ABSTRACT

The issue of what general method to use in historical explanations is of particular interest to historical theorists and historians interested in the theoretical foundations of their discipline, for it is central to the question of whether there is a difference between the sciences and historiography. This chapter gives an overview of the debate about historical explanations in analytical philosophy of history and critically discusses the presented views. The starting point will be C.G. Hempel’s famous Deductive-Nomological Model of historical explanation, followed by A.C. Danto’s model of narrative explanation. Both views are causalist models of historical explanations according to which the historian’s task of explaining consists in identifying the causes of historical phenomena – in an analogous sense to the sciences. This general view (and its more recent updates) will then be critically discussed, especially from the perspective of a further alternative: the model of rational explanation of human actions defended by such authors as R.G. Collingwood, W. Dray, and G.H. von Wright.
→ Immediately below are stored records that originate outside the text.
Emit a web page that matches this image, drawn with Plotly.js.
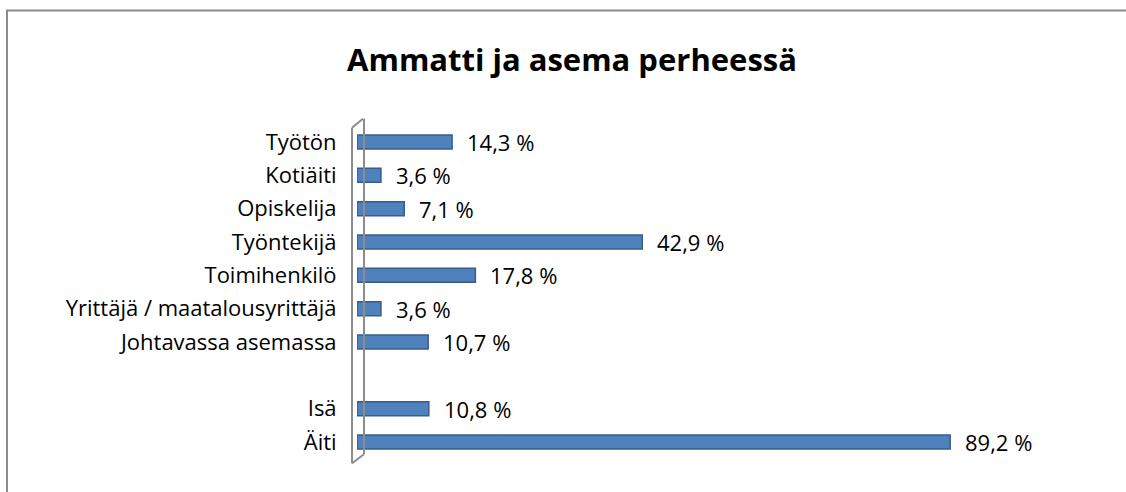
<!DOCTYPE html>
<html>
<head>
<meta charset="utf-8">
<script src="https://cdn.plot.ly/plotly-3.0.1.min.js"></script>
<style>html,body{margin:0;padding:0;background:#fff;overflow:hidden;}#chart{width:1126px;height:492px;}</style>
</head>
<body>
<div id="chart"></div>
<script>
const categories = ["Työtön", "Kotiäiti", "Opiskelija", "Työntekijä", "Toimihenkilö", "Yrittäjä / maatalousyrittäjä", "Johtavassa asemassa", " ", "Isä", "Äiti"];
const values = [14.3, 3.6, 7.1, 42.9, 17.8, 3.6, 10.7, null, 10.8, 89.2];
const valueLabels = ["14,3 %", "3,6 %", "7,1 %", "42,9 %", "17,8 %", "3,6 %", "10,7 %", "", "10,8 %", "89,2 %"];

const L = 357, R = 1022, T = 125.3, B = 458.7, W = 1126, H = 492;
const px = x => (x - L) / (R - L);
const py = y => (B - y) / (B - T);
const FONT = '"Open Sans", Lato, sans-serif';

const trace = {
  type: 'bar', orientation: 'h',
  y: categories, x: values,
  width: 0.42,
  marker: {color: '#4F81BD', line: {color: '#385D8A', width: 1.5}},
  hoverinfo: 'skip'
};

const annotations = categories.map((c, i) => values[i] == null ? null : ({
  x: values[i], y: c, xref: 'x', yref: 'y', text: valueLabels[i],
  showarrow: false, xanchor: 'left', xshift: 13,
  font: {family: FONT, size: 22, color: '#000'}
})).filter(a => a);

const ln = (x0, y0, x1, y1, w, c) => ({type: 'line', xref: 'paper', yref: 'paper',
  x0: px(x0), y0: py(y0), x1: px(x1), y1: py(y1), line: {color: c, width: w}});

const frame = '#8C8C8C', wall = '#8C8C8C';
const shapes = [
  {type: 'rect', xref: 'paper', yref: 'paper', x0: px(7), y0: py(H + 40), x1: px(W + 40), y1: py(11),
    line: {color: frame, width: 2}, fillcolor: 'rgba(0,0,0,0)'},
  ln(352, 128, 352, 463, 2, wall), ln(352, 128, 363, 119, 2, wall),
  ln(364, 119, 364, 454, 2, wall), ln(352, 463, 364, 454, 2, wall)
];

const layout = {
  width: W, height: H,
  margin: {l: L, r: W - R, t: T, b: H - B},
  paper_bgcolor: '#fff', plot_bgcolor: 'rgba(0,0,0,0)',
  title: {text: '<b>Ammatti ja asema perheessä</b>', x: 572 / W, xref: 'container', xanchor: 'center',
    y: 1 - 60 / H, yref: 'container', yanchor: 'middle',
    font: {family: FONT, size: 31, color: '#000'}},
  xaxis: {range: [0, 100], visible: false, fixedrange: true},
  yaxis: {type: 'category', categoryorder: 'array', categoryarray: categories,
    autorange: 'reversed', showgrid: false, zeroline: false, showline: false,
    ticks: 'outside', ticklen: 15, tickcolor: 'rgba(0,0,0,0)',
    tickfont: {family: FONT, size: 22, color: '#000'}},
  showlegend: false,
  shapes: shapes,
  annotations: annotations
};

Plotly.newPlot('chart', [trace], layout, {displayModeBar: false, staticPlot: true});
</script>
</body>
</html>
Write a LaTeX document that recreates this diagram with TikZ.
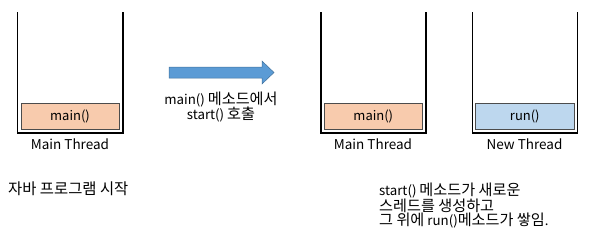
\documentclass[tikz,border=0pt]{standalone}
\usepackage{fontspec}
\setmainfont{Noto Sans CJK KR}
\newfontfamily\krfont{Noto Sans CJK KR}[Scale=1.14]
\newcommand{\kr}[1]{{\krfont #1}}
\begin{document}
\begin{tikzpicture}[x=1pt,y=-1pt,
  wall/.style={line width=1.6pt,black},
  frame/.style={draw=black!70,line width=0.9pt,minimum height=26pt,inner sep=0pt,font=\fontsize{13}{15}\selectfont},
  label/.style={font=\fontsize{13.5}{15}\selectfont,inner sep=0pt},
  note/.style={font=\fontsize{13.3}{15.5}\selectfont,inner sep=0pt,align=left}]
\definecolor{peach}{HTML}{F8CBAD}
\definecolor{skyfill}{HTML}{BDD7EE}
\definecolor{arrowblue}{HTML}{5B9BD5}
\definecolor{arrowedge}{HTML}{41719C}
\useasboundingbox (0,0) rectangle (589,242);

% stacks
\draw[wall] (17.5,12) -- (17.5,133) -- (123,133) -- (123,12);
\node[frame,fill=peach,minimum width=98pt] (m1) at (70,116) {main()};
\node[label] (t1) at (70,144) {Main Thread};

\draw[wall] (320.7,12) -- (320.7,133) -- (425.7,133) -- (425.7,12);
\node[frame,fill=peach,minimum width=98.5pt] (m2) at (373.3,116) {main()};
\node[label] (t2) at (373,144) {Main Thread};

\draw[wall] (472.3,12) -- (472.3,133) -- (577.3,133) -- (577.3,12);
\node[frame,fill=skyfill,minimum width=98.5pt] (r3) at (524.8,116) {run()};
\node[label] (t3) at (524.5,144) {New Thread};

% block arrow
\draw[fill=arrowblue,draw=arrowedge,line width=0.5pt]
  (169,67) -- (262,67) -- (262,61) -- (274,72.5) -- (262,84) -- (262,78) -- (169,78) -- cycle;
\node[note,align=center] (call) at (221,107) {main() \kr{메소드에서}\\start() \kr{호출}};

% captions
\node[label,anchor=west] (start) at (8,189) {\kr{자바 프로그램 시작}};
\node[note,anchor=north west,font=\fontsize{13.3}{14}\selectfont] (desc) at (379,182.5) {start() \kr{메소드가 새로운}\\\kr{스레드를 생성하고}\\\kr{그 위에} run()\kr{메소드가 쌓임}.};
\end{tikzpicture}
\end{document}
According to this view, the historian’s task of explaining historical phenomena consists in identifying the reasons for, not the causes of, actions of historical agents, be they singular or collective. It will be shown why and in what way the subject matter of history can be viewed as consisting of human actions and that human actions are appropriately explained by rational or teleological explanations. Historical explanation is teleological rather than causal, and this marks a decisive difference between historiography and the sciences.